▸ Your task: Reproduce every entry below precisely; do not include the pictures.

▸ Exercise material:
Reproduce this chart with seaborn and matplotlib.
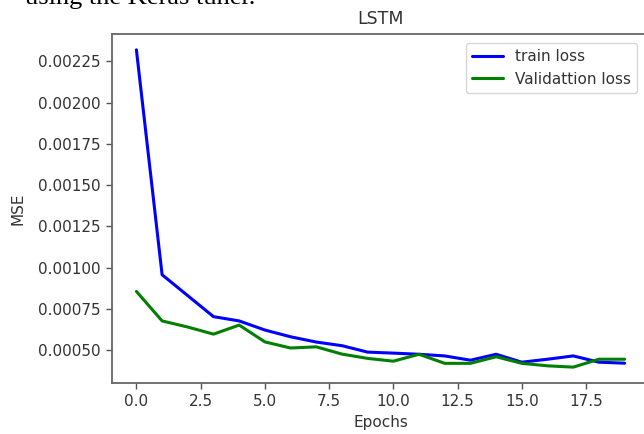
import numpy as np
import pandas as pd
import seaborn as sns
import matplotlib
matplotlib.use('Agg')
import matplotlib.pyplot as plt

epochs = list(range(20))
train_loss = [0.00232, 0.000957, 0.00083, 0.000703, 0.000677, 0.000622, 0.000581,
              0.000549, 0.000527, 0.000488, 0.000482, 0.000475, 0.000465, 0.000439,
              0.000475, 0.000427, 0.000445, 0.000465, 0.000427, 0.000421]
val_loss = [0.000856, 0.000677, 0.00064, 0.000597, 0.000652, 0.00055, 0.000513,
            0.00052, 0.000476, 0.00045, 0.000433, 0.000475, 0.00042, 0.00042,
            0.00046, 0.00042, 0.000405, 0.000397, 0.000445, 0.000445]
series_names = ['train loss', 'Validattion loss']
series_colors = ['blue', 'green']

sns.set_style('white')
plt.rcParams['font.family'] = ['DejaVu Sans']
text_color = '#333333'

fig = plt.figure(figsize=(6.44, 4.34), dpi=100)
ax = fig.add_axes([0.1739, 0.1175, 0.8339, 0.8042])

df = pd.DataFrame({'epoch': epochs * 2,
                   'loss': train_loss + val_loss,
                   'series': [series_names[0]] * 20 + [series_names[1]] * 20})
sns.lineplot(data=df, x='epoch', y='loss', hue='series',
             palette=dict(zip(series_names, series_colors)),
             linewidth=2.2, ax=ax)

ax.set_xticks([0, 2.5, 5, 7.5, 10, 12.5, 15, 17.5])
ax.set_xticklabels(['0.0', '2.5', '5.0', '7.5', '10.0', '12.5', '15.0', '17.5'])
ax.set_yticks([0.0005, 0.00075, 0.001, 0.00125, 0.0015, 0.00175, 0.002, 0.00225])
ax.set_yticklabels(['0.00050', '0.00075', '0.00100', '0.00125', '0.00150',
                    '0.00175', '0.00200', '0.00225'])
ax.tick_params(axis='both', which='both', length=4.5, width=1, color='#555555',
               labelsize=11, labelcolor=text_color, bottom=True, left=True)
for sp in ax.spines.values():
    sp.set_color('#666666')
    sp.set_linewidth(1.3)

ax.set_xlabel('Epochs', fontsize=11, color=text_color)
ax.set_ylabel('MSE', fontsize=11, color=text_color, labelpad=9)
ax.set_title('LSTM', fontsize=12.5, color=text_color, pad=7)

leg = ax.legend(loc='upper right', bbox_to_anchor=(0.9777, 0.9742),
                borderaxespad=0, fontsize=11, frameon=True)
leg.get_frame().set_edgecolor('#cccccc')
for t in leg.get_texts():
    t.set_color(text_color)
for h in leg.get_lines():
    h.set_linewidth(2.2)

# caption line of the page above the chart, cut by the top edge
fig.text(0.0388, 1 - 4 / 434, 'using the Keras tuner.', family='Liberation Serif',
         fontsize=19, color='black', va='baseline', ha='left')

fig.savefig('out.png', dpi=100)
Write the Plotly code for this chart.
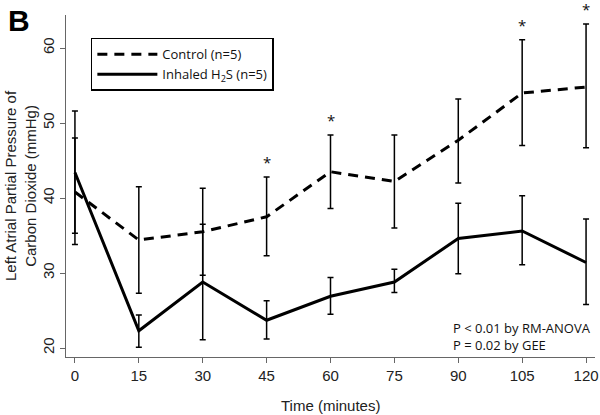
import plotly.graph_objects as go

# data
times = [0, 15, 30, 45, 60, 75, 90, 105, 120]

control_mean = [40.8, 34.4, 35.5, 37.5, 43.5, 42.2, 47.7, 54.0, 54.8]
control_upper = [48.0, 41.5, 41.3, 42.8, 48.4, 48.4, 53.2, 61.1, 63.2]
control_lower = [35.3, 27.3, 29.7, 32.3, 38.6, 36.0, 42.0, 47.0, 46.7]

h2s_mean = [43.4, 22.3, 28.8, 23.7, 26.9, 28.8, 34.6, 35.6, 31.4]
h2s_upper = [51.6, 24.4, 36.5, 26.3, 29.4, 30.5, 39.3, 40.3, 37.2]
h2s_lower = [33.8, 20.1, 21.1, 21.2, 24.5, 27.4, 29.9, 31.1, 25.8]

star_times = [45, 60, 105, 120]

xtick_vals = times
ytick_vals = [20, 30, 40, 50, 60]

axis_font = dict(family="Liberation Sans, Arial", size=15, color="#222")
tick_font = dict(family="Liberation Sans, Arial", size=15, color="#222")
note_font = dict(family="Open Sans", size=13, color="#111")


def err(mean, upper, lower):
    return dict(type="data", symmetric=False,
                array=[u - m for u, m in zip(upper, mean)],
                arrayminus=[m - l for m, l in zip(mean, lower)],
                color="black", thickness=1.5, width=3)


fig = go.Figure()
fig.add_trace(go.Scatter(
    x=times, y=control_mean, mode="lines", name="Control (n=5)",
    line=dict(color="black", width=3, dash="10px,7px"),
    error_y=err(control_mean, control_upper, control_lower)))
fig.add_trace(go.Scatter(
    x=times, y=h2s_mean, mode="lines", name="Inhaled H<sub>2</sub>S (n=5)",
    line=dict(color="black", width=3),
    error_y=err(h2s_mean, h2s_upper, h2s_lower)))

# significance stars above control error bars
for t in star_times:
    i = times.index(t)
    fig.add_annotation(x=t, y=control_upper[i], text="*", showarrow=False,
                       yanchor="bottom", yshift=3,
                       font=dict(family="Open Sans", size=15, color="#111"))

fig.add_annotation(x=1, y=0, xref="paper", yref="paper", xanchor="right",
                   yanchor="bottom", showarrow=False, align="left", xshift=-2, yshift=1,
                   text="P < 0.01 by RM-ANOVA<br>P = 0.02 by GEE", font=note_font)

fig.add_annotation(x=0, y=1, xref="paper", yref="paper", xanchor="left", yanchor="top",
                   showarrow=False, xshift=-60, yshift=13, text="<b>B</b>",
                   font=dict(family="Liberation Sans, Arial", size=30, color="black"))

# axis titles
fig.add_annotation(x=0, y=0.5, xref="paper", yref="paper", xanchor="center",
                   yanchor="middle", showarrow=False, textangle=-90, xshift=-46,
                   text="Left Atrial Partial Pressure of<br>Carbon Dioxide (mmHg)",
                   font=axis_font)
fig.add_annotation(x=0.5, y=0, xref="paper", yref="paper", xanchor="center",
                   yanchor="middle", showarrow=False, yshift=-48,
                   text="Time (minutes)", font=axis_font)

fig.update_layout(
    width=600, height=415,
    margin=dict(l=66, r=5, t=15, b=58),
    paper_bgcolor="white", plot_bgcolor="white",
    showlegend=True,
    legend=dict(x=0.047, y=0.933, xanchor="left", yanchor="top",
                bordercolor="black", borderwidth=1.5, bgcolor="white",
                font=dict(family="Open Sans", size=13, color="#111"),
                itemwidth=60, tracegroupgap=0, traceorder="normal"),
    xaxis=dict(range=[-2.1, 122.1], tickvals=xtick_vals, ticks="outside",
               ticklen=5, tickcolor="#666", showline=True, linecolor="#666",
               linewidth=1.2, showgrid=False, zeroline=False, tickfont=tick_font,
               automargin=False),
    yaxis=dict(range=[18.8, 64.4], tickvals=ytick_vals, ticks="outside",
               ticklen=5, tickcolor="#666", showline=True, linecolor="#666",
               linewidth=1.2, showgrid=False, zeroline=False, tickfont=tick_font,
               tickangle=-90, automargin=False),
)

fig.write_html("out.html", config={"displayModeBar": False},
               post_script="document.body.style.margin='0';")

▸ Final answer:
Reproduce this chart with seaborn and matplotlib.
import numpy as np
import pandas as pd
import seaborn as sns
import matplotlib
matplotlib.use('Agg')
import matplotlib.pyplot as plt

epochs = list(range(20))
train_loss = [0.00232, 0.000957, 0.00083, 0.000703, 0.000677, 0.000622, 0.000581,
              0.000549, 0.000527, 0.000488, 0.000482, 0.000475, 0.000465, 0.000439,
              0.000475, 0.000427, 0.000445, 0.000465, 0.000427, 0.000421]
val_loss = [0.000856, 0.000677, 0.00064, 0.000597, 0.000652, 0.00055, 0.000513,
            0.00052, 0.000476, 0.00045, 0.000433, 0.000475, 0.00042, 0.00042,
            0.00046, 0.00042, 0.000405, 0.000397, 0.000445, 0.000445]
series_names = ['train loss', 'Validattion loss']
series_colors = ['blue', 'green']

sns.set_style('white')
plt.rcParams['font.family'] = ['DejaVu Sans']
text_color = '#333333'

fig = plt.figure(figsize=(6.44, 4.34), dpi=100)
ax = fig.add_axes([0.1739, 0.1175, 0.8339, 0.8042])

df = pd.DataFrame({'epoch': epochs * 2,
                   'loss': train_loss + val_loss,
                   'series': [series_names[0]] * 20 + [series_names[1]] * 20})
sns.lineplot(data=df, x='epoch', y='loss', hue='series',
             palette=dict(zip(series_names, series_colors)),
             linewidth=2.2, ax=ax)

ax.set_xticks([0, 2.5, 5, 7.5, 10, 12.5, 15, 17.5])
ax.set_xticklabels(['0.0', '2.5', '5.0', '7.5', '10.0', '12.5', '15.0', '17.5'])
ax.set_yticks([0.0005, 0.00075, 0.001, 0.00125, 0.0015, 0.00175, 0.002, 0.00225])
ax.set_yticklabels(['0.00050', '0.00075', '0.00100', '0.00125', '0.00150',
                    '0.00175', '0.00200', '0.00225'])
ax.tick_params(axis='both', which='both', length=4.5, width=1, color='#555555',
               labelsize=11, labelcolor=text_color, bottom=True, left=True)
for sp in ax.spines.values():
    sp.set_color('#666666')
    sp.set_linewidth(1.3)

ax.set_xlabel('Epochs', fontsize=11, color=text_color)
ax.set_ylabel('MSE', fontsize=11, color=text_color, labelpad=9)
ax.set_title('LSTM', fontsize=12.5, color=text_color, pad=7)

leg = ax.legend(loc='upper right', bbox_to_anchor=(0.9777, 0.9742),
                borderaxespad=0, fontsize=11, frameon=True)
leg.get_frame().set_edgecolor('#cccccc')
for t in leg.get_texts():
    t.set_color(text_color)
for h in leg.get_lines():
    h.set_linewidth(2.2)

# caption line of the page above the chart, cut by the top edge
fig.text(0.0388, 1 - 4 / 434, 'using the Keras tuner.', family='Liberation Serif',
         fontsize=19, color='black', va='baseline', ha='left')

fig.savefig('out.png', dpi=100)
Write the Plotly code for this chart.
import plotly.graph_objects as go

# data
times = [0, 15, 30, 45, 60, 75, 90, 105, 120]

control_mean = [40.8, 34.4, 35.5, 37.5, 43.5, 42.2, 47.7, 54.0, 54.8]
control_upper = [48.0, 41.5, 41.3, 42.8, 48.4, 48.4, 53.2, 61.1, 63.2]
control_lower = [35.3, 27.3, 29.7, 32.3, 38.6, 36.0, 42.0, 47.0, 46.7]

h2s_mean = [43.4, 22.3, 28.8, 23.7, 26.9, 28.8, 34.6, 35.6, 31.4]
h2s_upper = [51.6, 24.4, 36.5, 26.3, 29.4, 30.5, 39.3, 40.3, 37.2]
h2s_lower = [33.8, 20.1, 21.1, 21.2, 24.5, 27.4, 29.9, 31.1, 25.8]

star_times = [45, 60, 105, 120]

xtick_vals = times
ytick_vals = [20, 30, 40, 50, 60]

axis_font = dict(family="Liberation Sans, Arial", size=15, color="#222")
tick_font = dict(family="Liberation Sans, Arial", size=15, color="#222")
note_font = dict(family="Open Sans", size=13, color="#111")


def err(mean, upper, lower):
    return dict(type="data", symmetric=False,
                array=[u - m for u, m in zip(upper, mean)],
                arrayminus=[m - l for m, l in zip(mean, lower)],
                color="black", thickness=1.5, width=3)


fig = go.Figure()
fig.add_trace(go.Scatter(
    x=times, y=control_mean, mode="lines", name="Control (n=5)",
    line=dict(color="black", width=3, dash="10px,7px"),
    error_y=err(control_mean, control_upper, control_lower)))
fig.add_trace(go.Scatter(
    x=times, y=h2s_mean, mode="lines", name="Inhaled H<sub>2</sub>S (n=5)",
    line=dict(color="black", width=3),
    error_y=err(h2s_mean, h2s_upper, h2s_lower)))

# significance stars above control error bars
for t in star_times:
    i = times.index(t)
    fig.add_annotation(x=t, y=control_upper[i], text="*", showarrow=False,
                       yanchor="bottom", yshift=3,
                       font=dict(family="Open Sans", size=15, color="#111"))

fig.add_annotation(x=1, y=0, xref="paper", yref="paper", xanchor="right",
                   yanchor="bottom", showarrow=False, align="left", xshift=-2, yshift=1,
                   text="P < 0.01 by RM-ANOVA<br>P = 0.02 by GEE", font=note_font)

fig.add_annotation(x=0, y=1, xref="paper", yref="paper", xanchor="left", yanchor="top",
                   showarrow=False, xshift=-60, yshift=13, text="<b>B</b>",
                   font=dict(family="Liberation Sans, Arial", size=30, color="black"))

# axis titles
fig.add_annotation(x=0, y=0.5, xref="paper", yref="paper", xanchor="center",
                   yanchor="middle", showarrow=False, textangle=-90, xshift=-46,
                   text="Left Atrial Partial Pressure of<br>Carbon Dioxide (mmHg)",
                   font=axis_font)
fig.add_annotation(x=0.5, y=0, xref="paper", yref="paper", xanchor="center",
                   yanchor="middle", showarrow=False, yshift=-48,
                   text="Time (minutes)", font=axis_font)

fig.update_layout(
    width=600, height=415,
    margin=dict(l=66, r=5, t=15, b=58),
    paper_bgcolor="white", plot_bgcolor="white",
    showlegend=True,
    legend=dict(x=0.047, y=0.933, xanchor="left", yanchor="top",
                bordercolor="black", borderwidth=1.5, bgcolor="white",
                font=dict(family="Open Sans", size=13, color="#111"),
                itemwidth=60, tracegroupgap=0, traceorder="normal"),
    xaxis=dict(range=[-2.1, 122.1], tickvals=xtick_vals, ticks="outside",
               ticklen=5, tickcolor="#666", showline=True, linecolor="#666",
               linewidth=1.2, showgrid=False, zeroline=False, tickfont=tick_font,
               automargin=False),
    yaxis=dict(range=[18.8, 64.4], tickvals=ytick_vals, ticks="outside",
               ticklen=5, tickcolor="#666", showline=True, linecolor="#666",
               linewidth=1.2, showgrid=False, zeroline=False, tickfont=tick_font,
               tickangle=-90, automargin=False),
)

fig.write_html("out.html", config={"displayModeBar": False},
               post_script="document.body.style.margin='0';")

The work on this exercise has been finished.